Sunday, 21 October 2012

Baking the Christmas cake


It’s nearly October half term so I’ve been making Christmas cakes and puddings. That’s my traditional date, ever since I started to make myown. For the first couple of years we were married, my mother used to make us a cake, and then I started to feel guilty because really, she had enough to do. But I use her recipe, which goes back to my great grandmother Nock – my mother’s mother’s mother. It involves one and a half pounds of butter and a dozen eggs. I cut it back to one pound of butter, which still makes a very substantial cake.
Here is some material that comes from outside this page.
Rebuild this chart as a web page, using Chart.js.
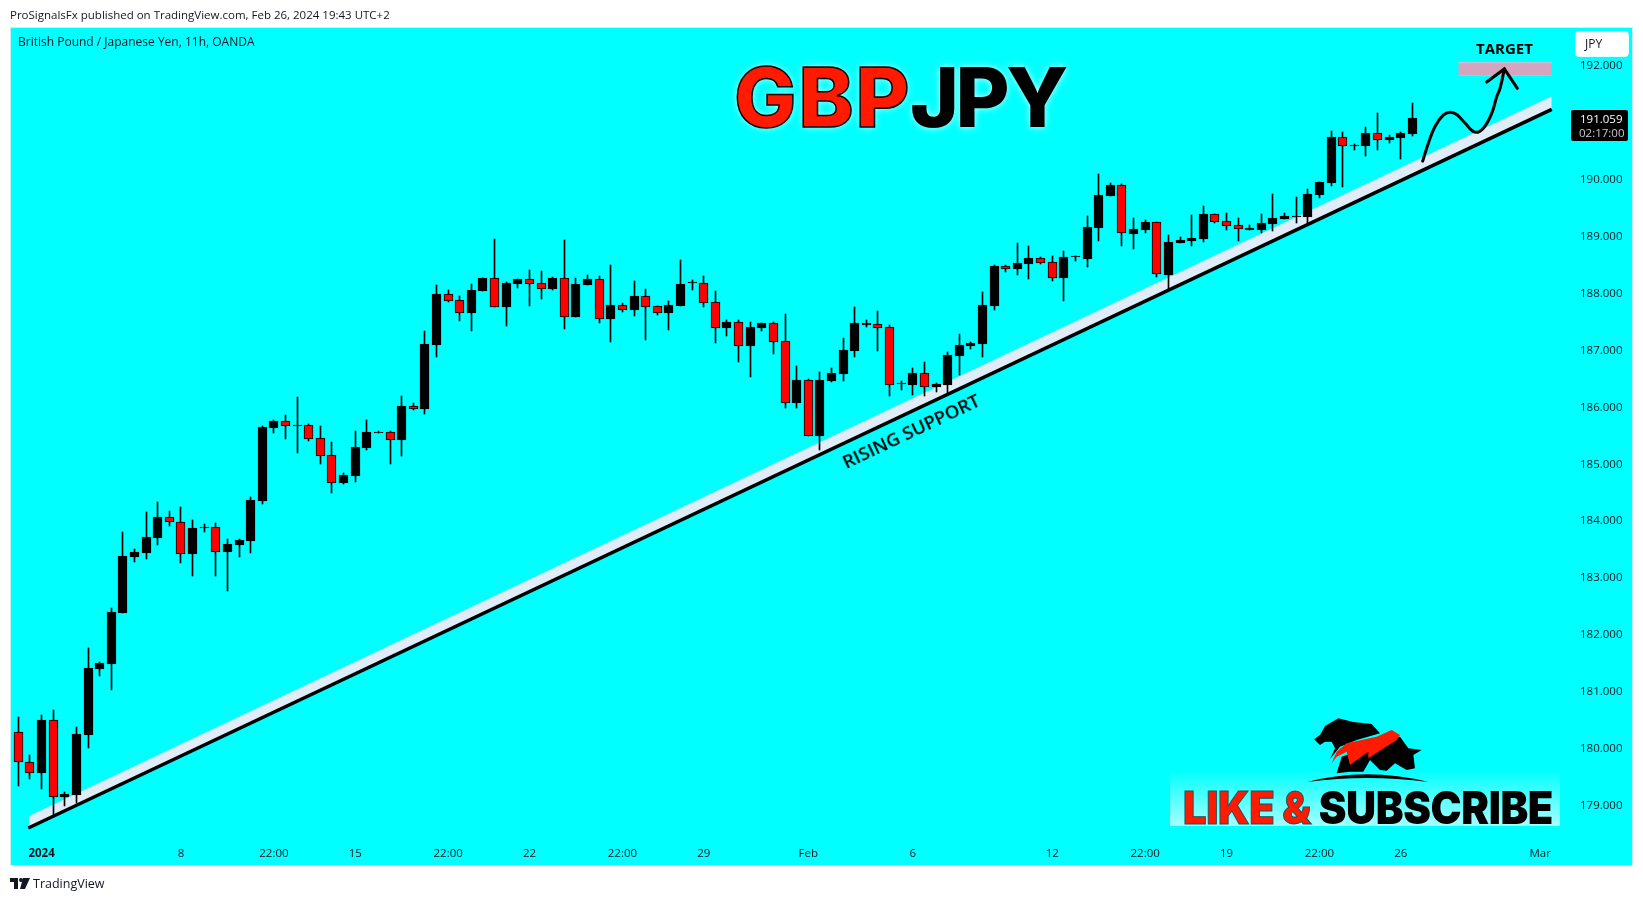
<!DOCTYPE html>
<html>
<head>
<meta charset="utf-8">
<title>GBPJPY</title>
<script src="https://cdn.jsdelivr.net/npm/chart.js@4"></script>
<style>
html, body { margin: 0; padding: 0; width: 1643px; height: 901px; background: #fff; overflow: hidden; font-family: "Open Sans", sans-serif; color: #131722; }
#panel { position: absolute; left: 10px; top: 27px; width: 1621px; height: 837px; background: #00ffff; border: 1px solid #c4f2f4; }
#histChart { position: absolute; left: 0; top: 0; }
.txt { position: absolute; white-space: nowrap; line-height: 1; }
#published { left: 10px; top: 9px; font-size: 11.5px; }
#pairname { left: 18px; top: 36px; font-size: 12px; }
#brand { left: 33px; top: 878px; font-size: 12.5px; }
.title { top: 56px; font-family: Inter, sans-serif; font-weight: 800; font-size: 83px; text-shadow: 0 0 7px rgba(255,255,255,.8); color: #000; }
#titleA { left: 734px; letter-spacing: 2px; color: #ff1a00; -webkit-text-stroke: 1.5px #000; }
#titleB { left: 910px; letter-spacing: -3.5px; }
#target { left: 1476px; top: 41px; font-weight: 700; font-size: 15px; color: #000; }
#support { left: 911px; top: 431px; font-size: 18.5px; font-weight: 600; color: #000; transform: translate(-50%, -50%) rotate(-25.3deg); }
#jpybox { position: absolute; left: 1575px; top: 31px; width: 52px; height: 24px; background: #fff; border: 1px solid #dff; border-radius: 4px; }
#jpy { left: 1585px; top: 38px; font-size: 12px; }
#pricebox { position: absolute; left: 1571px; top: 110px; width: 57px; height: 31px; background: #000; border-radius: 2px; }
#lastprice { left: 1580px; top: 113px; font-size: 11.5px; color: #fff; }
#countdown { left: 1579px; top: 127px; font-size: 11.5px; color: #c8c8c8; }
#glow { position: absolute; left: 1170px; top: 770px; width: 390px; height: 56px; background: linear-gradient(to bottom, rgba(255,255,255,0), rgba(255,255,255,.65)); }
#subscribe { left: 1183px; top: 785px; font-family: Inter, sans-serif; font-weight: 900; font-size: 45px; letter-spacing: -.4px; color: #000; transform: scaleX(.925); transform-origin: left center; }
#subscribe span { color: #ff1a00; -webkit-text-stroke: 1px #0a5a60; }
#logo { position: absolute; left: 1150px; top: 700px; }
#tvmark { position: absolute; left: 10px; top: 878px; }
</style>
</head>
<body>
<div id="panel"></div>
<div id="glow"></div>
<canvas id="histChart" width="1643" height="901"></canvas>

<div class="txt" id="published">ProSignalsFx published on TradingView.com, Feb 26, 2024 19:43 UTC+2</div>
<div class="txt" id="pairname">British Pound / Japanese Yen, 11h, OANDA</div>
<div class="txt title" id="titleA">GBP</div>
<div class="txt title" id="titleB">JPY</div>
<div class="txt" id="target">TARGET</div>
<div class="txt" id="support">RISING SUPPORT</div>
<div id="jpybox"></div>
<div class="txt" id="jpy">JPY</div>
<div id="pricebox"></div>
<div class="txt" id="lastprice">191.059</div>
<div class="txt" id="countdown">02:17:00</div>
<svg id="logo" width="420" height="201" viewBox="0 0 1260 603">
    <path d="M492,118 L510,105 L525,78 L565,55 L610,66 L665,72 L690,100 L620,120 L570,140 L550,165 L540,178 L555,145 L545,125 L525,125 L510,135 Z" fill="#000"/>
    <path d="M575,170 L690,130 L750,110 L775,145 L815,150 L790,165 L795,205 L770,210 L735,190 L710,212 L690,210 L660,180 L640,215 L600,215 L560,220 Z" fill="#000"/>
    <path d="M545,190 L560,155 L590,130 L680,110 L725,90 L750,105 L740,120 L655,175 L655,155 L600,195 L590,155 L560,170 Z" fill="#ff1a00"/>
    <path d="M472,246 Q650,200 835,246 Q650,222 472,246 Z" fill="#000"/>
</svg>
<div class="txt" id="subscribe"><span>LIKE &amp; </span>SUBSCRIBE</div>
<div class="txt" id="brand">TradingView</div>
<svg id="tvmark" width="20" height="12" viewBox="0 0 20 12">
    <path d="M0,0 H8 V11 H4 V4 H0 Z M13,0 H20 L15,11 H10 Z" fill="#131722"/>
    <circle cx="11" cy="2" r="2" fill="#131722"/>
</svg>

<script>
// candles
const openPrices = [
    180.27,179.75,179.55,180.48,179.14,179.17,180.22,181.38,181.47,182.37,
    183.35,183.42,183.69,184.06,183.96,183.41,183.87,183.88,183.44,183.56,
    183.63,184.34,185.62,185.74,185.66,185.67,185.44,185.15,184.65,184.78,
    185.27,185.54,185.55,185.41,186.01,185.95,187.08,187.98,187.87,187.64,
    188.03,188.26,187.75,188.15,188.24,188.17,188.06,188.26,187.57,188.13,
    188.24,187.54,187.78,187.69,187.94,187.76,187.64,187.76,188.16,188.17,
    187.84,187.38,187.48,187.06,187.38,187.47,187.15,186.06,186.46,185.48,
    186.45,186.57,186.97,187.43,187.45,187.40,186.39,186.38,186.59,186.34,
    186.38,186.89,187.06,187.10,187.76,188.47,188.42,188.50,188.61,188.54,
    188.26,188.62,188.59,189.14,189.70,189.89,189.03,189.10,189.24,188.31,
    188.87,188.91,188.94,189.38,189.26,189.19,189.10,189.10,189.21,189.29,
    189.33,189.33,189.72,189.93,190.73,190.58,190.58,190.80,190.68,190.72,
    190.79];
const highPrices = [
    180.54,179.87,180.58,180.66,179.22,180.37,181.75,181.51,182.46,183.79,
    183.49,184.14,184.32,184.16,184.23,184.00,183.93,183.95,183.67,183.67,
    184.41,185.66,185.76,185.85,186.17,185.69,185.66,185.37,184.83,185.57,
    185.76,185.57,185.56,186.18,186.06,187.33,188.13,188.05,187.94,188.15,
    188.26,188.94,188.19,188.24,188.40,188.38,188.27,188.92,188.26,188.31,
    188.29,188.49,187.82,188.20,188.06,187.76,187.85,188.57,188.22,188.29,
    188.03,187.52,187.52,187.48,187.47,187.48,187.62,186.71,186.48,186.61,
    186.68,187.20,187.75,187.52,187.68,187.43,186.45,186.68,186.78,186.41,
    186.96,187.27,187.13,188.01,188.49,188.49,188.87,188.82,188.63,188.64,
    188.73,188.64,189.35,190.08,189.93,189.90,189.31,189.28,189.24,189.01,
    188.98,189.36,189.52,189.38,189.40,189.31,189.19,189.38,189.73,189.40,
    189.68,189.82,189.94,190.84,190.82,190.61,190.91,191.16,190.77,190.82,
    191.33];
const lowPrices = [
    179.32,179.46,179.28,178.82,178.98,179.03,180.00,181.26,181.02,182.37,
    183.27,183.32,183.56,183.90,183.25,183.02,183.79,183.02,182.76,183.35,
    183.42,184.29,185.53,185.43,185.18,185.39,184.99,184.48,184.64,184.67,
    185.23,185.53,184.99,185.13,185.94,185.87,186.87,187.84,187.50,187.33,
    188.03,187.75,187.41,188.08,187.76,187.89,188.05,187.36,187.57,188.13,
    187.47,187.13,187.66,187.59,187.17,187.61,187.34,187.76,188.05,187.75,
    187.11,187.24,186.78,186.52,187.33,186.92,185.97,185.97,185.48,185.23,
    186.43,186.45,186.87,187.40,186.97,186.18,186.29,186.20,186.18,186.25,
    186.24,186.55,187.01,186.87,187.69,188.36,188.31,188.24,188.50,188.20,
    187.85,188.56,188.45,188.91,189.70,188.82,188.77,189.05,188.27,188.05,
    188.87,188.82,188.89,189.22,189.10,188.91,189.10,189.05,189.08,189.29,
    189.22,189.22,189.66,189.87,189.86,190.51,190.40,190.51,190.63,190.35,
    190.75];
const closePrices = [
    179.75,179.55,180.48,179.14,179.19,180.24,181.40,181.49,182.39,183.37,
    183.44,183.70,184.06,183.96,183.41,183.86,183.88,183.44,183.58,183.65,
    184.36,185.64,185.74,185.66,185.67,185.43,185.13,184.66,184.79,185.29,
    185.55,185.55,185.41,186.01,185.95,187.10,187.98,187.85,187.64,188.05,
    188.26,187.75,188.17,188.24,188.15,188.06,188.26,187.57,188.15,188.24,
    187.54,187.78,187.69,187.94,187.75,187.64,187.78,188.15,188.17,187.82,
    187.38,187.48,187.06,187.40,187.47,187.13,186.06,186.46,185.48,186.46,
    186.59,186.99,187.47,187.46,187.38,186.38,186.40,186.59,186.34,186.39,
    186.90,187.08,187.11,187.78,188.47,188.42,188.52,188.61,188.52,188.26,
    188.63,188.63,189.15,189.72,189.89,189.04,189.12,189.24,188.32,188.89,
    188.92,188.96,189.38,189.24,189.17,189.12,189.14,189.22,189.31,189.35,
    189.35,189.73,189.94,190.73,190.58,190.59,190.80,190.68,190.73,190.80,
    191.06];

// time axis, x is the candle number
const timeTicks = [2,14,22,29,37,44,52,59,68,77,89,97,104,112,119,131];
const timeLabels = ['2024','8','22:00','15','22:00','22','22:00','29','Feb','6','12','22:00','19','22:00','26','Mar'];

// drawings on the chart
const supportLine = [{x:0.86,y:178.59},{x:132,y:191.22}];
const supportBand = [{x:0.92,y:178.80},{x:132,y:191.45}];
const targetTop = [{x:123.96,y:192.04},{x:132,y:192.04}];
const targetBottom = [{x:123.96,y:191.82},{x:132,y:191.82}];
const pathCurve = [
    {x:120.89,y:190.31},{x:121.37,y:190.62},{x:121.95,y:190.92},{x:122.66,y:191.12},
    {x:123.24,y:191.17},{x:123.82,y:191.13},{x:124.53,y:190.98},{x:125.39,y:190.82},
    {x:126.11,y:190.89},{x:126.83,y:191.15},{x:127.26,y:191.44},{x:127.55,y:191.59},
    {x:127.92,y:191.93}];
const arrowHead = [{x:126.40,y:191.70},{x:127.92,y:191.93},{x:129.04,y:191.59}];

function candleColor(i)
{
    return closePrices[i] < openPrices[i] ? '#ff0000' : '#000000';
}

let wicks = [];
let bodies = [];
for(let i = 0; i < openPrices.length; i++)
{
    wicks.push({x: i, y: [lowPrices[i], highPrices[i]]});
    bodies.push({x: i, y: [Math.min(openPrices[i], closePrices[i]), Math.max(openPrices[i], closePrices[i])]});
}

// keep the thin candles sharp
const snapBars = {
    id: 'snapBars',
    beforeDatasetsDraw(chart) {
        chart.data.datasets.forEach((ds, n) => {
            if(ds.type != 'bar')
                return;
            chart.getDatasetMeta(n).data.forEach(bar => {
                bar.x = Math.floor(bar.x) + 0.5;
                bar.y = Math.round(bar.y);
                bar.base = Math.round(bar.base);
            });
        });
    }
};

function lineSet(data, extra)
{
    return Object.assign({type: 'line', data: data, pointRadius: 0, borderColor: '#000', borderWidth: 3, tension: 0}, extra);
}

const tvFont = '"Open Sans", sans-serif';

const chart = new Chart(document.getElementById('histChart'), {
    data: {
        datasets: [
            lineSet(targetTop, {borderColor: '#e2bcd2', borderWidth: 1, fill: '+1', backgroundColor: '#d4a5bf', order: 7}),
            lineSet(targetBottom, {borderColor: '#e2bcd2', borderWidth: 1, order: 7}),
            lineSet(supportBand, {borderWidth: 0, fill: '+1', backgroundColor: '#e0edf8', order: 6}),
            lineSet(supportLine, {borderWidth: 3.5, order: 5}),
            {type: 'bar', data: wicks, barThickness: 1, backgroundColor: '#000', order: 3},
            {type: 'bar', data: bodies, barThickness: 9, minBarLength: 1,
                backgroundColor: ctx => candleColor(ctx.dataIndex), borderColor: '#000', borderWidth: 1, borderSkipped: false, order: 2},
            lineSet(pathCurve, {tension: 0.4, borderCapStyle: 'round', order: 1}),
            lineSet(arrowHead, {borderCapStyle: 'round', borderJoinStyle: 'miter', order: 1})
        ]
    },
    options: {
        responsive: false,
        animation: false,
        layout: {padding: {left: 11, top: 28, right: 11, bottom: 36}},
        plugins: {legend: {display: false}, tooltip: {enabled: false}},
        datasets: {bar: {grouped: false}},
        scales: {
            x: {
                type: 'linear',
                offset: false,
                min: -0.63,
                max: 133.14,
                grid: {display: false, offset: false},
                border: {display: false},
                afterBuildTicks: axis => { axis.ticks = timeTicks.map(v => ({value: v})); },
                afterFit: axis => { axis.height = 29; },
                ticks: {
                    autoSkip: false,
                    maxRotation: 0,
                    padding: 3,
                    color: '#131722',
                    font: ctx => ({family: tvFont, size: 11.5, weight: ctx.index == 0 ? 'bold' : 'normal'}),
                    callback: (value, index) => timeLabels[index]
                }
            },
            y: {
                position: 'right',
                min: 178.45,
                max: 192.65,
                grid: {display: false},
                border: {display: false},
                afterFit: axis => { axis.width = 67; },
                ticks: {
                    stepSize: 1,
                    autoSkip: false,
                    includeBounds: false,
                    padding: 7,
                    labelOffset: 1,
                    color: '#131722',
                    font: {family: tvFont, size: 11.5},
                    callback: value => value.toFixed(3)
                }
            }
        }
    },
    plugins: [snapBars]
});
</script>
</body>
</html>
I remember my gran making the cakes and puddings. The currants had to be picked over for twiggy bits and then washed, and then, to make sure they didn’t sink, they were dried in bowls in front of the coal fire all day, being turned over by hand regularly. So even getting the currants ready for use was a major task. The almonds were put into a bowl and boiling water poured over and then when the water had cooled, they were slipped out of their brown skins. After  that, they were chopped. When I first started making my own cake, I felt I ought to buy almonds in their skins and do the hot water bit, but after a lot of years, I decided that nostalgia is all very well, but you can indulge in it too much. So now I buy the almonds already skinned. Actually, the chopping takes ages because you don’t want the pieces too small, so it has to be done almond by almond – no food processing. 

My granny used to have to chop the mixed peel, too. Of course nowadays, one uses mixed peel and currants straight from the packet. You have to add a little mace, and it can be quite hard to find nowadays. It isn’t a fashionable spice. How you can make a béchamel without mace beats me, though. Probably everyone’s too busy making Thai curries badly, instead of traditional British food well.

I do use the food processor for beating the sugar and butter and the eggs. My gran used to do it all by hand with a wooden spoon, in a very big earthenware bowl, just like the ones they have in National Trust dairies.  It’s jolly hard work – we all used to take a hand, although I don’t know how much help I was really.  We all got to make a wish with the puddings. I tried to get the kids to have a stir and make a wish on our pudding when they were young, but it didn’t really take – I’m not sure they make a wish on cutting birthday cakes any more, even. Perhaps they are all too cynical, or too scientific, to believe in wishes any more. I remember making a wish on the first star at night, and the new moon, and avoiding seeing the new moon through glass, throwing spilt salt over my shoulder, and loads of other superstitious stuff that the kids have never done. I’m not sure if it’s good that they aren’t superstitious, or whether they’ve missed some sort of folk culture.

I digress. After all the chopping and mixing and beating, the mixture is put into a well buttered and lined cake tin which is still marked  on the bottom “2 shillings and 7 pence”, and cooked in a slow oven for about 8 to 10 hours. (My modern oven switches itself off after about seven hours – it seems to think it knows better than I do. I know about this now, but it still makes me swear.)  As soon as it comes out of the oven, I pour several generous slugs of brown rum over it, and the smell is out of this world. If it doesn’t make your mouth water, you’re probably dead.

Then the cake is wrapped up and put away until Christmas Eve, when it is covered with marzipan (NO white icing!) and decorated with marzipan balls, glace cherries, a Father Christmas driving a sled which predates me, a robin made by my daughter out of Fimo, and a plaque saying “Merry Christmas” which came from Sainsbury’s about twenty years ago. Then it’s served with proper Wensleydale, brought from North Yorkshire.  Merry Christmas!